Recently, together with my colleagues Parinya Chalermsook, Mayank Goswami, Kurt Mehlhorn, and Thatchaphol Saranurak, we published three papers about binary search trees. All three are available on ArXiv as preprints. In this post I briefly and informally describe some results and ideas from these papers.
Binary search trees (BST) are perhaps the simplest data structures that are not entirely trivial, and they form the basis of several more advanced data structures and algorithms. BSTs are part of every computer science curriculum, and there is a rich theory describing their properties. Surprisingly, many aspects of BSTs are still not understood, so they are an active field of research.
Searching a single element in a BST is straightforward, and the cost of the search depends on how far the searched element is from the root of the tree. If we search more than one element, we might want to change the tree after each search, to make future searches more efficient. What is the best way to transform the tree after each search? The splay tree of Sleator and Tarjan from 1983 gives one possible such strategy. Splay trees have many nice properties, for example, they are as good as the best static tree for a given sequence (“static” here means not changed between accesses, and I am sweeping some details under the rug here). Sleator and Tarjan conjectured that even more strongly, splay trees are as good as any “dynamic” tree, i.e. any sequence of changes in the tree between accesses. This last statement is the famous dynamic optimality conjecture. If true, this would be quite surprising: splay trees just “react” to each access, without knowing what accesses will come next. The conjecture says that knowing the future doesn’t help much. Even the best strategy for changing the tree (tailored to a given sequence) cannot beat splay trees (again, some details omitted here). The conjecture is wide open. For more information about such questions I recommend the survey of Iacono. Now our recent results.
Splay trees are considered quite mysterious: they execute some local transformations that just “happen to work”. We know that splay trees have many nice properties (including the static optimality mentioned before), but the proofs are a bit unintuitive. What is special about splay trees that gives them these properties? Are there other algorithms that have similar properties?
So we look at a general class of algorithms that preserve some properties of splay trees and relax others. Such an algorithm accesses an element in a BST, then transforms the search path into some tree, such that the accessed element becomes the root. We identify some simple conditions of this transformation that are sufficient to guarantee that the algorithm shares some of the nice properties of splay trees. We look at splay trees in a different way, that makes it obvious that they fulfill these conditions. We also show that some other known algorithms and heuristics fulfill these conditions, which explains why they are efficient. We also identify some new heuristics that fulfill the conditions but have not been studied before. Finally we ask, are our conditions necessary for a BST algorithm to be efficient? In a limited sense, we show that they are, but the results in this direction are not conclusive. See the paper for details.
I mentioned that splay tree is conjectured to be as good as any other BST algorithm, even those that can see into the future, for any possible sequence. However, for most “random” sequences, even the theoretically best BST algorithms are quite inefficient, making the question vacuous in that case. The interesting cases are those sequences that have “some useful structure” that BST algorithms can exploit. So, if we want to show that splay trees (or some other algorithm) are efficient, we need to show that they do well on such “structured” input.
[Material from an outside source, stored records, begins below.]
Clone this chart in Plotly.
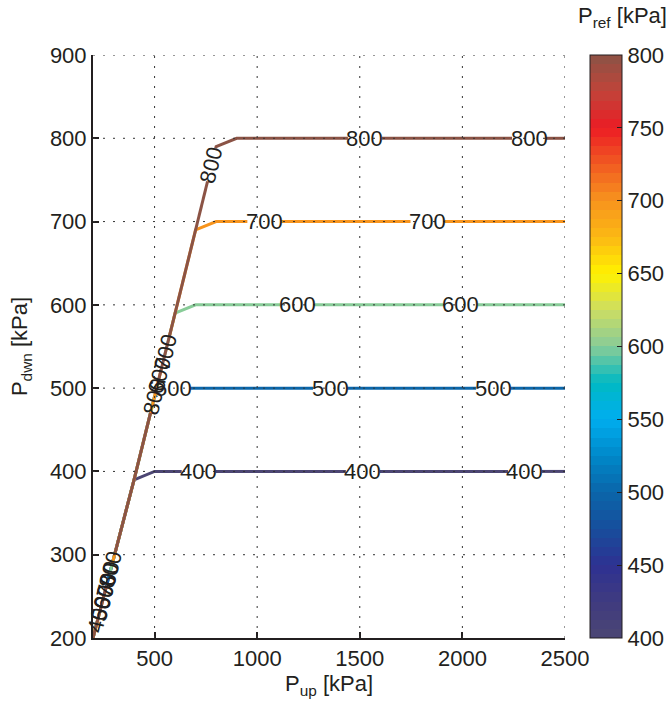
import numpy as np
import plotly.graph_objects as go

# ---- figure geometry -------------------------------------------------------
FIG_W, FIG_H = 668, 708
M_L, M_R, M_T, M_B = 93, 103, 55, 70
X_RANGE = [200, 2500]
Y_RANGE = [200, 900]
PLOT_W = FIG_W - M_L - M_R
PLOT_H = FIG_H - M_T - M_B
KX = PLOT_W / (X_RANGE[1] - X_RANGE[0])   # px per kPa (x)
KY = PLOT_H / (Y_RANGE[1] - Y_RANGE[0])   # px per kPa (y)

FONT = "Liberation Sans, Arial, Helvetica, sans-serif"
INK = "#231f20"
FS = 22

# ---- data ------------------------------------------------------------------
# contour levels of the reference pressure [kPa]
levels = [400, 500, 600, 700, 800]

# shared choked-flow branch where all iso-lines collapse together
diag_p_up = [200, 400, 500, 600, 700, 800]
diag_p_dwn = [200, 390, 490, 590, 690, 790]

# upstream pressure at which each iso-line becomes flat (P_dwn = P_ref)
knee_p_up = [500, 600, 700, 800, 900]
end_p_up = 2500

# inline contour labels: on the flat part (by P_up) and on the steep branch (by P_dwn)
flat_label_p_up = [
    [715, 1515, 2305],
    [590, 1355, 2150],
    [1195, 1990],
    [1035, 1830],
    [1525, 2325],
]
diag_label_p_dwn = [
    [228],
    [242],
    [256, 516],
    [270, 543],
    [283, 490, 768],
]

# colour bar ticks
cbar_ticks = [400, 450, 500, 550, 600, 650, 700, 750, 800]

# colour map anchors (value -> colour)
cmap_values = [400, 425, 450, 475, 500, 525, 550, 575, 600,
               625, 650, 675, 700, 725, 750, 775, 800]
cmap_colors = ["#4c4673", "#3f3b80", "#2e3192", "#174e9c", "#0a66aa",
               "#0088c9", "#00aeef", "#00b9c3", "#88cc98", "#cddd62",
               "#fff200", "#fcb814", "#f7941d", "#f15a22", "#ec1c24",
               "#c0443a", "#8b5345"]
CMIN, CMAX, NBANDS = 400, 800, 64


def hex_to_rgb(h):
    h = h.lstrip("#")
    return np.array([int(h[i:i + 2], 16) for i in (0, 2, 4)], dtype=float)


ANCHORS = np.array([hex_to_rgb(c) for c in cmap_colors])


def color_at(v):
    rgb = [np.interp(v, cmap_values, ANCHORS[:, k]) for k in range(3)]
    return "rgb(%d,%d,%d)" % tuple(int(round(c)) for c in rgb)


# stepped colour scale like a 64-entry colormap
colorscale = []
for i in range(NBANDS):
    c = color_at(CMIN + (i + 0.5) * (CMAX - CMIN) / NBANDS)
    colorscale.append([i / NBANDS, c])
    colorscale.append([(i + 1) / NBANDS, c])


# ---- helpers ---------------------------------------------------------------
def arc_length(xs, ys):
    sx = (np.asarray(xs, float) - X_RANGE[0]) * KX
    sy = (np.asarray(ys, float) - Y_RANGE[0]) * KY
    return np.concatenate([[0.0], np.cumsum(np.hypot(np.diff(sx), np.diff(sy)))])


def locate(xs, ys, s, px, py):
    """Arc position of the point on the polyline nearest to (px, py)."""
    best, best_s = None, 0.0
    P = np.array([(px - X_RANGE[0]) * KX, (py - Y_RANGE[0]) * KY])
    for i in range(len(xs) - 1):
        A = np.array([(xs[i] - X_RANGE[0]) * KX, (ys[i] - Y_RANGE[0]) * KY])
        B = np.array([(xs[i + 1] - X_RANGE[0]) * KX, (ys[i + 1] - Y_RANGE[0]) * KY])
        AB = B - A
        t = np.clip(np.dot(P - A, AB) / max(np.dot(AB, AB), 1e-12), 0, 1)
        d = np.linalg.norm(A + t * AB - P)
        if best is None or d < best:
            best, best_s = d, s[i] + t * (s[i + 1] - s[i])
    return best_s


def with_gaps(xs, ys, label_pts, half_px):
    """Break the polyline where inline labels sit."""
    s = arc_length(xs, ys)
    gaps = sorted((locate(xs, ys, s, px, py) - half_px,
                   locate(xs, ys, s, px, py) + half_px) for px, py in label_pts)
    merged = []
    for a, b in gaps:
        if merged and a <= merged[-1][1]:
            merged[-1][1] = max(merged[-1][1], b)
        else:
            merged.append([a, b])
    pts = [(si, "v") for si in s if not any(a < si < b for a, b in merged)]
    for a, b in merged:
        if a > 0:
            pts.append((a, "start"))
        if b < s[-1]:
            pts.append((b, "end"))
    pts.sort(key=lambda p: p[0])
    out_x, out_y = [], []
    for si, kind in pts:
        out_x.append(float(np.interp(si, s, xs)))
        out_y.append(float(np.interp(si, s, ys)))
        if kind == "start":
            out_x.append(None)
            out_y.append(None)
    return out_x, out_y


DIAG_ANGLE = -np.degrees(np.arctan2((diag_p_dwn[-1] - diag_p_dwn[1]) * KY,
                                    (diag_p_up[-1] - diag_p_up[1]) * KX))

# ---- figure ----------------------------------------------------------------
fig = go.Figure()
annotations = []

for lvl, knee, flat_lab, diag_lab in zip(levels, knee_p_up, flat_label_p_up, diag_label_p_dwn):
    xs = [x for x in diag_p_up if x <= lvl] + [knee, end_p_up]
    ys = [y for x, y in zip(diag_p_up, diag_p_dwn) if x <= lvl] + [lvl, lvl]

    labels = []
    for lx in flat_lab:
        labels.append((lx, float(np.interp(lx, xs, ys)), 0.0))
    for ly in diag_lab:
        labels.append((float(np.interp(ly, diag_p_dwn, diag_p_up)), ly, DIAG_ANGLE))

    gx, gy = with_gaps(xs, ys, [(lx, ly) for lx, ly, _ in labels], 17)
    fig.add_trace(go.Scatter(
        x=gx, y=gy, mode="lines",
        line=dict(color=color_at(lvl), width=3),
        hoverinfo="skip", showlegend=False,
    ))
    for lx, ly, ang in labels:
        annotations.append(dict(
            x=lx, y=ly, xref="x", yref="y", text=str(lvl), showarrow=False,
            textangle=ang, font=dict(family=FONT, size=FS, color=INK),
            xanchor="center", yanchor="middle",
        ))

# colour bar carrier
CBAR_X = (590 - M_L) / PLOT_W
CBAR_T = 32
fig.add_trace(go.Scatter(
    x=[None], y=[None], mode="markers", hoverinfo="skip", showlegend=False,
    marker=dict(
        color=[CMIN], cmin=CMIN, cmax=CMAX, colorscale=colorscale, showscale=True,
        colorbar=dict(
            thickness=CBAR_T, thicknessmode="pixels", len=1.0, lenmode="fraction",
            x=CBAR_X, xanchor="left", xpad=0,
            y=0.5, yanchor="middle", ypad=0,
            outlinewidth=1, outlinecolor=INK,
            tickmode="array", tickvals=cbar_ticks,
            ticks="inside", ticklen=5, tickwidth=1, tickcolor=INK,
            tickfont=dict(family=FONT, size=FS, color=INK),
        ),
    ),
))

annotations.append(dict(
    x=(622 - M_L) / PLOT_W, y=1.0 + (M_T - 17) / PLOT_H,
    xref="paper", yref="paper", text="P<sub>ref</sub> [kPa]", showarrow=False,
    xanchor="center", yanchor="middle", font=dict(family=FONT, size=FS, color=INK),
))

# dotted grid drawn over the iso-lines
x_ticks = [500, 1000, 1500, 2000, 2500]
y_ticks = list(range(200, 901, 100))
shapes = []
grid_line = dict(color="#333333", width=1, dash="2px,8px")
for xv in x_ticks:
    shapes.append(dict(type="line", xref="x", yref="y", x0=xv, x1=xv,
                       y0=Y_RANGE[0], y1=Y_RANGE[1], line=grid_line, layer="above"))
for yv in y_ticks[1:]:
    shapes.append(dict(type="line", xref="x", yref="y", x0=X_RANGE[0], x1=X_RANGE[1],
                       y0=yv, y1=yv, line=grid_line, layer="above"))

# inward ticks on the left edge of the colour bar as well
for tv in cbar_ticks[1:-1]:
    yp = (tv - CMIN) / (CMAX - CMIN)
    shapes.append(dict(type="line", xref="paper", yref="paper",
                       x0=CBAR_X, x1=CBAR_X + 5 / PLOT_W, y0=yp, y1=yp,
                       line=dict(color=INK, width=1), layer="above"))

axis_common = dict(
    showgrid=False, zeroline=False, showline=True, linecolor=INK, linewidth=2,
    ticks="inside", ticklen=6, tickwidth=2, tickcolor=INK, mirror=False,
    tickfont=dict(family=FONT, size=FS, color=INK), layer="above traces",
)

fig.update_layout(
    width=FIG_W, height=FIG_H,
    margin=dict(l=M_L, r=M_R, t=M_T, b=M_B, pad=0, autoexpand=False),
    paper_bgcolor="white", plot_bgcolor="white",
    font=dict(family=FONT, size=FS, color=INK),
    xaxis=dict(range=X_RANGE, tickmode="array", tickvals=x_ticks,
               title=dict(text="P<sub>up</sub> [kPa]", standoff=4,
                          font=dict(family=FONT, size=FS, color=INK)),
               **axis_common),
    yaxis=dict(range=Y_RANGE, tickmode="array", tickvals=y_ticks,
               title=dict(text="P<sub>dwn</sub> [kPa]", standoff=16,
                          font=dict(family=FONT, size=FS, color=INK)),
               **axis_common),
    annotations=annotations,
    shapes=shapes,
)

fig.write_html("out.html")
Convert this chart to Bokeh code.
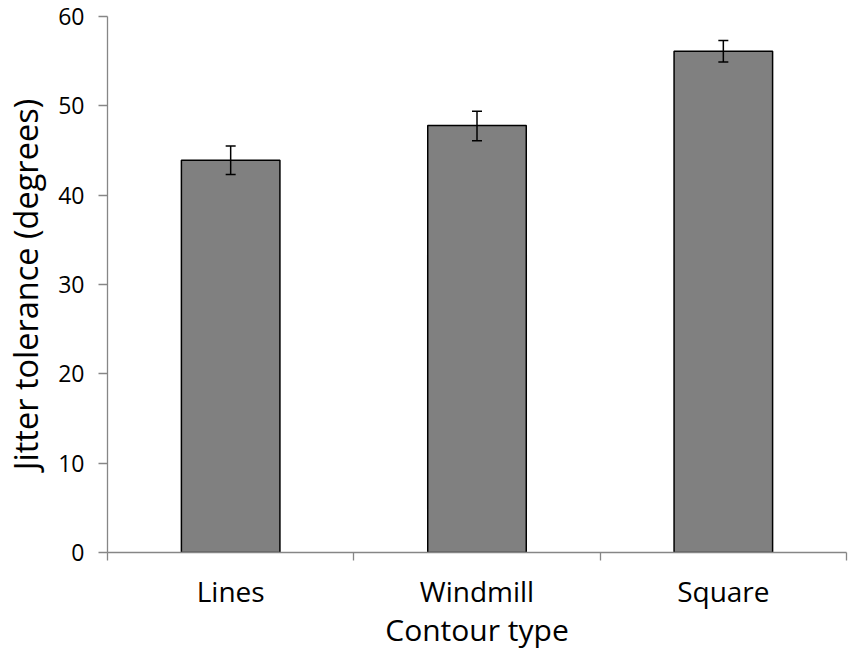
from bokeh.plotting import figure
from bokeh.models import ColumnDataSource, FixedTicker, Range1d, Whisker, TeeHead
from bokeh.embed import file_html
from bokeh.resources import INLINE

categories = ["Lines", "Windmill", "Square"]
means = [43.9, 47.8, 56.1]
err_lower = [42.3, 46.1, 54.9]
err_upper = [45.5, 49.4, 57.3]
y_ticks = [0, 10, 20, 30, 40, 50, 60]

FONT = "Open Sans"
AXIS_GRAY = "#868686"

xs = [i + 0.5 for i in range(len(categories))]
src = ColumnDataSource(dict(x=xs, cat=categories, mean=means, lo=err_lower, hi=err_upper))

p = figure(width=850, height=652, output_backend="svg", toolbar_location=None,
           x_range=Range1d(0, len(categories)), y_range=Range1d(0, 60),
           min_border_left=107, min_border_right=4, min_border_top=16, min_border_bottom=92)
p.outline_line_color = None
p.grid.visible = False
p.background_fill_color = "white"
p.border_fill_color = "white"

p.vbar(x="x", top="mean", bottom=0, width=0.4, source=src,
       fill_color="#808080", line_color="black", line_width=1.5)

whisk = Whisker(base="x", upper="hi", lower="lo", source=src, level="overlay",
                line_color="black", line_width=1.5,
                upper_head=TeeHead(size=10, line_color="black", line_width=1.5),
                lower_head=TeeHead(size=10, line_color="black", line_width=1.5))
p.add_layout(whisk)

# x axis: labels at centers, tick marks at category boundaries
xa = p.xaxis[0]
xa.ticker = FixedTicker(ticks=xs, minor_ticks=list(range(len(categories) + 1)))
xa.major_label_overrides = {x: c for x, c in zip(xs, categories)}
xa.major_tick_out = 0
xa.major_tick_in = 0
xa.minor_tick_out = 8
xa.minor_tick_in = 0
xa.minor_tick_line_color = AXIS_GRAY
xa.minor_tick_line_width = 1.3
xa.axis_line_color = AXIS_GRAY
xa.axis_line_width = 1.3
xa.major_label_text_font = FONT
xa.major_label_text_font_size = "28px"
xa.major_label_text_color = "black"
xa.major_label_standoff = 11
xa.axis_label = "Contour type"
xa.axis_label_text_font = FONT
xa.axis_label_text_font_size = "30px"
xa.axis_label_text_font_style = "normal"
xa.axis_label_text_color = "black"
xa.axis_label_standoff = -4

ya = p.yaxis[0]
ya.ticker = FixedTicker(ticks=y_ticks, minor_ticks=[])
ya.major_tick_out = 9
ya.major_tick_in = 0
ya.major_tick_line_color = AXIS_GRAY
ya.major_tick_line_width = 1.3
ya.minor_tick_line_color = None
ya.axis_line_color = AXIS_GRAY
ya.axis_line_width = 1.3
ya.major_label_text_font = FONT
ya.major_label_text_font_size = "23px"
ya.major_label_text_color = "black"
ya.major_label_standoff = 14
ya.axis_label = "Jitter tolerance (degrees)"
ya.axis_label_text_font = FONT
ya.axis_label_text_font_size = "32.5px"
ya.axis_label_text_font_style = "normal"
ya.axis_label_text_color = "black"
ya.axis_label_standoff = 7

open("out.html", "w").write(file_html(p, INLINE))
The literature on dynamic optimality describes a number of such “useful structures”. One example is “dynamic finger”: loosely speaking, if successive searches are for values that are close to each other, then search should be efficient. A special case of this is “sequential access”: if we just search the values in increasing order from 1 to n, then search should be really efficient.
In this paper we describe a new kind of structure, that has been studied in depth in mathematics, but not in the context of BSTs. We show that search sequences should be executable efficiently by a BST algorithm if they are free of some fixed pattern. See this page for a description of patterns. This generalizes the “sequential access” mentioned before in a different direction, and it also includes other known structures as special case.
We explore this topic in detail in the paper, giving some general results, and some stronger results for special cases.
Again, studying input with some structure, we look here at a sequence of insert and delete operations into a BST, with the restriction that we can only delete or insert “at the two ends”, that is at values that are the current maximum or minimum of the values in the tree. Such sequences are called deque sequences. It was conjectured a long time ago by Tarjan, that splay trees can execute deque sequences very efficiently (in linear time overall). This is not yet known, but the known results are so close to this, that the difference is only theoretically interesting (which makes it even more interesting :). In this paper (and the previous one) we look at a different algorithm, introduced independently by Lucas and Munro a few years after splay trees, and later extended by Demaine, Harmon, Iacono, Kane, and Pătraşcu. We show that this algorithm (called Greedy BST) is almost linear on deque sequences. This “almost” again hides a small factor that is only of theoretical interest, although a little bit larger than the corresponding factor known for splay trees. The details are in the paper.